The UHF of the film world.
Latest news

Marina Antunes [Celluloid 02.03.21] action drama western vampires

In celebration of Women in Horror Month, we're going to be featuring a number of retro-reviews alongside some other special programming.

Teen vampires have never gone out of fashion but 1987 was a particularly good year for angsty vampire movies. In July, The Lost Boys, arguably one of the touchstones of the sub-genre (if you can call it that) was released, followed later that year by Near Dark.

While Near Dark never reached the level of success or the cult status of The Lost Boys, I'll happily make a defence that Kathryn Bigelow's vampire/western/romance hybrid is a better movie; far darker, mature, violent and as satisfying as its campier counterpart.

The set-up is familiar: Caleb, a handsome young guy (Adrian Pasdar) meets a pretty girl named Mae (Jenny Wright) and the pair share a PG, night-long romance. Cocky, Caleb concocts a plan to get a kiss from Mae and gets more than he bargained for when she bites him, leaving Caleb out of sorts. Gorgeously captured by cinematographer Adam Greenberg (who had also worked with Bigelow's then-partner James Cameron on Terminator), this scene gives us the first of many memorable images from the movie: Caleb stumbling across the empty field of his family's farm, smoke rising from his back as the dawn sun rises. It's a beautiful image and one that also captures the dichotomy of Caleb's situation: the emptiness of his new life, and his desperation to get home to the safety of his family but the reality is that daylight is no longer safe, and neither is his home.

Just as he's reaching safety, Caleb gets snatched up by Mae and her "family" of vagrants: Jesse (Lance Henriksen) and Diamondback (Jenette Goldstein) the defacto parental figures and only couple, wild-one Severen (Bill Paxton), and Homer (Joshua Miller), physically the group's youngest member.
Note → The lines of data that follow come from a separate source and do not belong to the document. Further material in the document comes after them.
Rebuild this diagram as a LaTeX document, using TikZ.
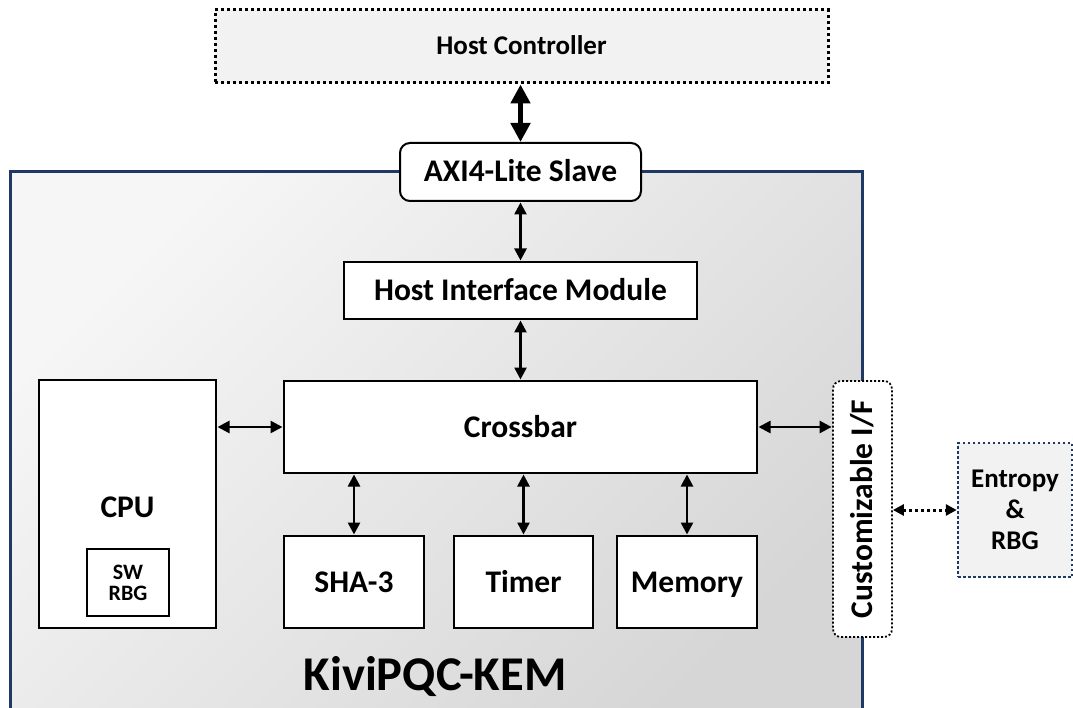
\documentclass[tikz,border=0pt]{standalone}
\usepackage{fontspec}
\setmainfont{Carlito}
\usetikzlibrary{arrows.meta}
\definecolor{navy}{HTML}{1F3864}
\begin{document}
\begin{tikzpicture}[x=1pt,y=-1pt,
  blk/.style={draw=black, line width=2pt, fill=white, inner sep=0pt, align=center,
    font=\fontsize{31.5}{34}\selectfont\bfseries, text height=20pt, text depth=0pt},
  arr/.style={line width=2.6pt, {Triangle[length=12pt,width=12pt]}-{Triangle[length=12pt,width=12pt]}, shorten <=0.5pt, shorten >=0.5pt},
  bigarr/.style={line width=5pt, {Triangle[length=19pt,width=19pt]}-{Triangle[length=19pt,width=19pt]}},
  dotarr/.style={line width=3pt, dash pattern=on 3pt off 3pt, {Triangle[length=11pt,width=11pt]}-{Triangle[length=11pt,width=11pt]}}
]
\useasboundingbox (0,0) rectangle (1073,708);
% main box
\node (kem) [draw=navy, line width=3pt, minimum width=852pt, minimum height=540pt, inner sep=0pt,
  top color=gray!7, bottom color=gray!32, shading angle=45] at (436,442) {};
\node (kemlabel) [font=\fontsize{48.5}{52}\selectfont\bfseries, anchor=base] at (435,690) {KiviPQC-KEM};
% host controller
\node (hc) [draw=black, line width=3pt, dash pattern=on 3pt off 3pt, fill=gray!10,
  minimum width=613pt, minimum height=73pt, inner sep=0pt, text height=17pt, text depth=0pt,
  font=\fontsize{27}{30}\selectfont\bfseries] at (521.5,46.5) {Host Controller};
% blocks
\node (axi) [blk, rounded corners=10pt, minimum width=241pt, minimum height=58pt] at (520.5,172) {AXI4-Lite Slave};
\node (him) [blk, minimum width=353pt, minimum height=57pt] at (520.5,290.5) {Host Interface Module};
\node (xbar) [blk, minimum width=473pt, minimum height=92pt] at (520.5,427) {Crossbar};
\node (cpu) [blk, minimum width=177pt, minimum height=248pt] at (127.5,504) {};
\node (cputext) [font=\fontsize{31.5}{34}\selectfont\bfseries, anchor=base] at (127.5,517) {CPU};
\node (swrbg) [draw=black, line width=1.6pt, fill=white, inner sep=0pt, align=center,
  minimum width=82pt, minimum height=67pt,
  font=\fontsize{22}{21}\selectfont\bfseries] at (128,582.5) {SW\\RBG};
\node (sha) [blk, minimum width=140pt, minimum height=92pt] at (354,582) {SHA-3};
\node (tim) [blk, minimum width=139pt, minimum height=92pt] at (523.5,582) {Timer};
\node (mem) [blk, minimum width=140pt, minimum height=92pt] at (687,582) {Memory};
\node (cif) [draw=black, line width=1.8pt, dash pattern=on 2pt off 2pt, fill=white, rounded corners=8pt,
  minimum width=59pt, minimum height=256pt, inner sep=0pt] at (862.5,509) {};
\node (ciftext) [rotate=90, font=\fontsize{31.5}{34}\selectfont\bfseries, text height=20pt, text depth=0pt, inner sep=0pt] at (862.5,509) {Customizable I/F};
\node (ent) [draw=navy, line width=2.5pt, dash pattern=on 2.5pt off 2.5pt, fill=gray!10,
  minimum width=114pt, minimum height=134pt, inner sep=0pt, align=center,
  font=\fontsize{27}{31}\selectfont\bfseries] at (1015,510) {Entropy\\\&\\RBG};
% connectors
\draw[bigarr] (hc.south -| axi.north) -- (axi.north);
\draw[arr] (axi.south) -- (him.north);
\draw[arr] (him.south) -- (xbar.north);
\draw[arr] (cpu.east |- xbar.west) -- (xbar.west);
\draw[arr] (xbar.east) -- (cif.west |- xbar.east);
\draw[arr] (xbar.south -| sha.north) -- (sha.north);
\draw[arr] (xbar.south -| tim.north) -- (tim.north);
\draw[arr] (xbar.south -| mem.north) -- (mem.north);
\draw[dotarr] (cif.east |- ent.west) -- (ent.west);
\end{tikzpicture}
\end{document}
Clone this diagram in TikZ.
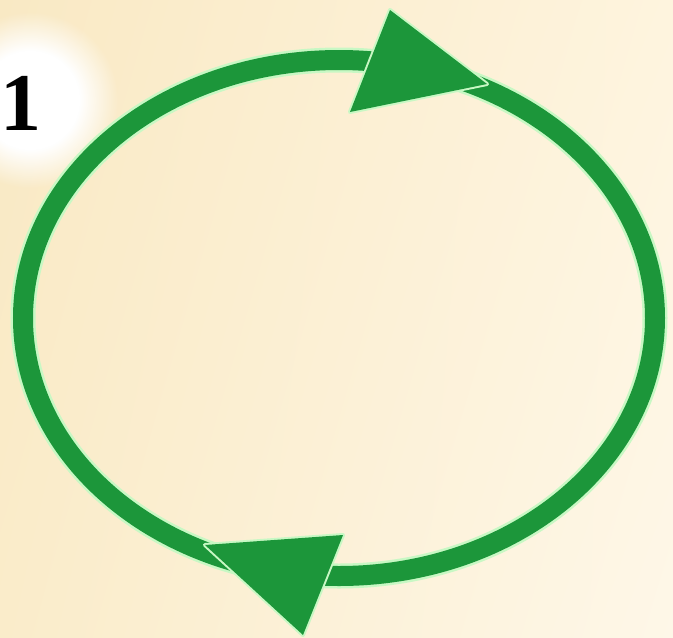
\documentclass[tikz,border=0pt]{standalone}
\usepackage{fontspec}
\setmainfont{Liberation Serif}
\usetikzlibrary{fadings,shadings}
\definecolor{ringgreen}{RGB}{28,150,58}
\definecolor{halogreen}{RGB}{200,248,196}
\definecolor{bgA}{RGB}{249,233,196}
\definecolor{bgB}{RGB}{254,244,222}
\definecolor{bgC}{RGB}{250,236,202}
\definecolor{bgD}{RGB}{254,247,232}
\pgfdeclareradialshading{glowshade}{\pgfpointorigin}{color(0bp)=(pgftransparent!0); color(14bp)=(pgftransparent!0); color(25bp)=(pgftransparent!100); color(50bp)=(pgftransparent!100)}
\pgfdeclarefading{glowfade}{\pgfuseshading{glowshade}}
\tikzset{
  ringhalo/.style={draw=halogreen, line width=25},
  ring/.style={draw=ringgreen, line width=20},
  headhalo/.style={draw=halogreen, line width=4, line join=round},
  head/.style={fill=ringgreen},
  labelnum/.style={font=\bfseries\fontsize{82}{82}\selectfont, inner sep=0, anchor=base}
}
\begin{document}
\begin{tikzpicture}[x=1pt,y=-1pt]
\useasboundingbox (0pt,0pt) rectangle (673pt,-638pt);
\shade[upper left=bgA, upper right=bgB, lower left=bgC, lower right=bgD] (0pt,0pt) rectangle (673pt,-638pt);
% glow behind the number
\fill[white, path fading=glowfade, fit fading=true] (30,100) circle (88);
\node[labelnum] (one) at (21,130) {1};
% ring
\draw[ringhalo] (339,318) ellipse [x radius=316, y radius=258];
\draw[ring] (339,318) ellipse [x radius=316, y radius=258];
% arrowheads
\coordinate (t1) at (390,10);
\coordinate (t2) at (487,84);
\coordinate (t3) at (350,112);
\coordinate (b1) at (343,535);
\coordinate (b2) at (303,635);
\coordinate (b3) at (205,545);
\draw[headhalo] (t1) -- (t2) -- (t3) -- cycle;
\fill[head] (t1) -- (t2) -- (t3) -- cycle;
\draw[headhalo] (b1) -- (b2) -- (b3) -- cycle;
\fill[head] (b1) -- (b2) -- (b3) -- cycle;
\end{tikzpicture}
\end{document}
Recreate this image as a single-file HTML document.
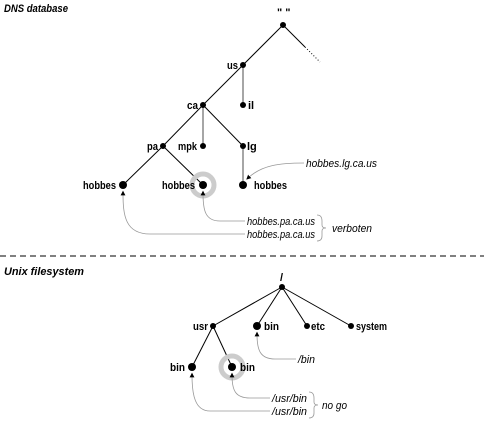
<!DOCTYPE html>
<html><head><style>body{margin:0;background:#fff}svg{display:block}
text{font-family:"Liberation Sans",sans-serif;font-size:11px}
.b{font-weight:bold}.i{font-style:italic}</style></head><body>
<svg width="484" height="421" viewBox="0 0 484 421">
<defs><marker id="a" markerWidth="6" markerHeight="6" refX="3" refY="3" orient="auto"><path d="M0,0L6,3L0,6z" fill="#000"/></marker></defs>
<text x="4" y="12" class="b i" textLength="64" lengthAdjust="spacingAndGlyphs">DNS database</text>
<text x="4" y="275" class="b i" textLength="80" lengthAdjust="spacingAndGlyphs">Unix filesystem</text>
<line x1="0" y1="256" x2="484" y2="256" stroke="#000" stroke-dasharray="6,4"/>
<g stroke="#000" stroke-width="1">
<line x1="283" y1="25" x2="243" y2="65"/><line x1="243" y1="65" x2="203" y2="105"/>
<line x1="203" y1="105" x2="163" y2="146"/><line x1="203" y1="105" x2="243" y2="146"/>
<line x1="163" y1="146" x2="123" y2="185"/><line x1="163" y1="146" x2="203" y2="185"/>
<line x1="283" y1="25" x2="305" y2="47"/><line x1="305" y1="47" x2="320" y2="62" stroke-dasharray="1,2"/>
<line x1="282" y1="287" x2="213" y2="326"/><line x1="282" y1="287" x2="257" y2="326"/>
<line x1="282" y1="287" x2="307" y2="326"/><line x1="282" y1="287" x2="351" y2="326"/>
<line x1="213" y1="326" x2="192" y2="367"/><line x1="213" y1="326" x2="232" y2="367"/>
</g>
<g stroke="#888" stroke-width="1.5">
<line x1="243" y1="65" x2="243" y2="105"/><line x1="203" y1="105" x2="203" y2="146"/><line x1="243" y1="146" x2="243" y2="185"/>
</g>
<circle cx="203" cy="185" r="11" fill="none" stroke="#ccc" stroke-width="5"/>
<circle cx="232" cy="367" r="11" fill="none" stroke="#ccc" stroke-width="5"/>
<g fill="#000">
<circle cx="283" cy="25" r="3"/><circle cx="243" cy="65" r="3"/><circle cx="243" cy="105" r="3"/><circle cx="203" cy="105" r="3"/>
<circle cx="163" cy="146" r="3"/><circle cx="203" cy="146" r="3"/><circle cx="243" cy="146" r="3"/>
<circle cx="123" cy="185" r="4"/><circle cx="203" cy="185" r="4"/><circle cx="243" cy="185" r="4"/>
<circle cx="282" cy="287" r="3"/><circle cx="213" cy="326" r="3"/><circle cx="257" cy="326" r="4"/><circle cx="307" cy="326" r="3"/><circle cx="351" cy="326" r="3"/>
<circle cx="192" cy="367" r="4"/><circle cx="232" cy="367" r="4"/>
</g>
<g class="b">
<text x="277" y="16" class="b">" "</text>
<text x="227" y="69" class="b" textLength="11" lengthAdjust="spacingAndGlyphs">us</text>
<text x="248" y="109" class="b">il</text>
<text x="187" y="109" class="b" textLength="11" lengthAdjust="spacingAndGlyphs">ca</text>
<text x="147" y="150" class="b" textLength="11" lengthAdjust="spacingAndGlyphs">pa</text>
<text x="178" y="150" class="b" textLength="19" lengthAdjust="spacingAndGlyphs">mpk</text>
<text x="247" y="150" class="b">lg</text>
<text x="83" y="189" class="b" textLength="33" lengthAdjust="spacingAndGlyphs">hobbes</text>
<text x="162" y="189" class="b" textLength="33" lengthAdjust="spacingAndGlyphs">hobbes</text>
<text x="254" y="189" class="b" textLength="33" lengthAdjust="spacingAndGlyphs">hobbes</text>
<text x="280" y="281" class="b">/</text>
<text x="193" y="330" class="b" textLength="15" lengthAdjust="spacingAndGlyphs">usr</text>
<text x="264" y="330" class="b" textLength="15" lengthAdjust="spacingAndGlyphs">bin</text>
<text x="311" y="330" class="b" textLength="14" lengthAdjust="spacingAndGlyphs">etc</text>
<text x="356" y="330" class="b" textLength="31" lengthAdjust="spacingAndGlyphs">system</text>
<text x="170" y="371" class="b" textLength="15" lengthAdjust="spacingAndGlyphs">bin</text>
<text x="240" y="371" class="b" textLength="15" lengthAdjust="spacingAndGlyphs">bin</text>
</g>
<g fill="none" stroke="#999" stroke-width="0.8" marker-end="url(#a)">
<path d="M304,163 C280,163 262,165 248,178"/>
<path d="M245,221 L220,221 C205,221 203,210 203,193"/>
<path d="M245,234 L150,234 C125,234 123,215 123,193"/>
<path d="M296,359 L275,359 C260,359 257,350 257,334"/>
<path d="M270,398 L250,398 C235,398 232,390 232,375"/>
<path d="M270,411 L210,411 C195,411 192,395 192,375"/>
</g>
<g fill="none" stroke="#999" stroke-width="0.8">
<path d="M317,215 Q322,215 322,221 L322,225 Q322,228 326,228 Q322,228 322,231 L322,236 Q322,241 317,241"/>
<path d="M309,392 Q314,392 314,398 L314,402 Q314,405 318,405 Q314,405 314,408 L314,413 Q314,418 309,418"/>
</g>
<g class="i">
<text x="306" y="167" class="i" textLength="71" lengthAdjust="spacingAndGlyphs">hobbes.lg.ca.us</text>
<text x="247" y="225" class="i" textLength="68" lengthAdjust="spacingAndGlyphs">hobbes.pa.ca.us</text>
<text x="247" y="238" class="i" textLength="68" lengthAdjust="spacingAndGlyphs">hobbes.pa.ca.us</text>
<text x="332" y="232" class="i" textLength="40" lengthAdjust="spacingAndGlyphs">verboten</text>
<text x="298" y="363" class="i" textLength="17" lengthAdjust="spacingAndGlyphs">/bin</text>
<text x="272" y="402" class="i" textLength="35" lengthAdjust="spacingAndGlyphs">/usr/bin</text>
<text x="272" y="415" class="i" textLength="35" lengthAdjust="spacingAndGlyphs">/usr/bin</text>
<text x="322" y="409" class="i" textLength="25" lengthAdjust="spacingAndGlyphs">no go</text>
</g>
</svg></body></html>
Turns out Mae didn't have permission to claim Caleb and certainly did wrong by letting him go. Caleb now has a choice to make: kill or be killed. Not much of a choice.

This exchange unfolds in the back of a blacked-out RV and provides the first in a series of conversations that reveals much about the history and dynamics of the group including the possibly sordid relationship between Mae and Homer. Also at play here is Homer's resentment at looking like a child. "You have any idea what it's like to be a big man on the inside and have a small body on the outside?" he bellyaches to the group, getting a swift response from Severen. In another passing moment later in the film, Caleb asks Jesse how old he is to which Jesse replies "Let's put it this way: I fought for the South. We lost." These tidbits are great indicators of how good Bigelow and Eric Red's script is. The movie is ostensibly an action movie, going from action sequence to action sequence, but at its core, it also features a collection of fully developed, well-rounded characters and while we never learn many details about any of them, their histories play into their choices and group dynamics.

Arguably Near Dark's most memorable scene is the bar massacre. It's clear from get-go that things aren't going to end well for the patrons - this group doesn't do anything half-way - but the way the scene unfolds, with a mix of bawdy banter and brutal violence, is brilliant and punctuated by a flurry of notable one-liners from Severen starting with "Bartender, give me a couple of shots of whatever donkey piss you're shoving down these cocksuckers' throats."

Equally memorable but in a much more subtle way is a scene moments later. One of the young cowboys, Caleb's intended target, jumps out a window in a frenzied attempt to escape. Caleb follows, with Mae close at his heels, and when the time comes to make the kill, Caleb balks leaving Mae to do it for him. In a scene that is both erotic, and full of subtext, Caleb kneels at Mae's feet, drinking deeply from her wrist as pumpjacks work in the background, sucking from the earth another type of lifeblood for humanity. The scene cuts back and forth from the pumps to Caleb and Mae, with Tangerine Dreams' score rising in the background to meet the rhythmic creeks of the pump, pulsating to Caleb's suckling. It's a mesmerizing moment of peace book ended by two action sequences.

I've always liked both The Lost Boys and Near Dark and admittedly, I have a soft spot for romanticized vampires (thank Anne Rice for that) but Bigelow's movie is more to my tastes. There's a dirty, grungy, get-under-your-skin quality to the characters, these wandering nomads that live for the night - and their next meal. For the most part, these vampires - worth noting the word vampire is never mentioned - aren't sexy. If anything, they're legitimately scary and if you were to see them coming, you'd likely cross the street but there's also an underlying appeal about that; the sense of danger and unpredictability. It's that sense of danger than almost captures Caleb.

Some may argue that Near Dark's ending is a cop-out and perhaps it's my romantic sensibilities peeking through, but the fact that the film ends with Caleb returning to the living and extending that gift to Mae so that they can be together... there's something really human (and romantic) about that action, and after all of the violence that leads to it, it feels well earned.

It's disappointing that in the years since its release, Near Dark has never received the kid of restored release it deserves and while I covet my out-of-print blu-ray, I'd happily shell out for a 4K transfer.